OLD SCHOOL

by bartermn
12/30/97
Between Albany and Utica, New York there is a speck of a town called Rockwood. It sits forgotten at the southernmost tip of the Adirondack Park, once a winter vacation spot for the entire Northeast. Most of the homes are converted camps that used to provide lodging for hunters, fishermen, and skiers who kept the area thriving through their tourist dollars. There is no mini-mart, not even a gas station, the one-room school house that my brothers and I walked to every morning has been turned into a residence, though the bell tower still shows it's true purpose.

Mrs Carter was the teacher for eight grades and she taught reading, writing, and arithmatic the oldschool way, with a ruler slapped accross knuckles or, as my younger brothers can testify, strapping a misbehaving child to his chair.
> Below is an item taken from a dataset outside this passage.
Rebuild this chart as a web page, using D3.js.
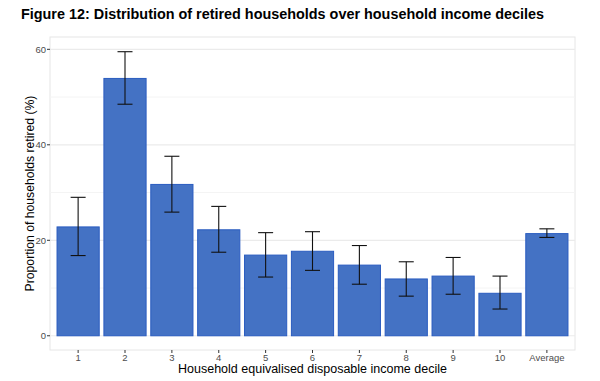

I loved that old lady and I loved to learn. Maybe that's why I never had to sit in the corner with a pointed hat made of card-board. Mrs Carter took our whole class to Caroga Lake amusment park at the end of each school year, gave away the extra pencils and paper, and did her best to teach the population of Rockwood some manners along with the three R's.

As one of five children at the time, I learned balance while walking to school.We would stand on the guard-rail posts along the highway and salute the miles of army trucks as they headed to or from nearby Fort Johnson. It was always a thrill when we got a return salute.

I learned not to stick my tongue on cold steel during a winter walk home from school. Ricky, the youngest brother at the time, was left attached to our bridge for an hour while Steve and I ran for help. Mom followed us back to the bridge with a cup of warm water and set Ricky free, his tears were frozen to his face.

I learned to fish in the reservoir just up the road a bit from the school house. My oldest brother and I could usually skirt past the bee-hives that lined the dirt trail to the lake but one day the honey bees saw us coming and planned an attack. I think Roger had once stole a piece of honey comb and they got revenge that day. I learned that mud does help take the sting away, Mom sprayed us down then wiped kerosene on our welts. Dad walked back for our cane poles later.

Roger and I once dug a hole in Uncle Frank's woods during summer vacation. We hadn't intended to make it so deep but a boulder was found and we just had to get it out. We enlisted the younger brothers' help and did remove the rock but the crater was discovered and we were forced to fill it back in. Our hopes of trapping a bear were crushed.

That same summer, Dad took us frogging accross the highway to a small pond in the woods. He had a nice frog spear, a five-pointer with clotheline rope wrapped around the center of the shaft. We used Uncle Frank's jon-boat and a kerosene lantern to sneak up on those huge, upstate bull frogs and take them home for Mom to batter and fry. Us kids weren't allowed to cross the highway by ourselves and forbidden to enter the woods, Dad told many stories about hunters getting lost in there for days, some never returning alive.

Mrs Carter's schoolhouse was shut down when summer ended my second grade, I'm not sure if she just retired or the county decided that children could be taught better when crowded onto a bus and hauled to Oppenheim to mingle with their own age group. I was there for only a couple months before we moved to Pennsylvania but the new school changed my view of the world, I think I would have turned out a better man if Mrs Carter had been there for me longer. Of course, there's no telling how I might have been without her guidance during the years I did have her for my favorite teacher.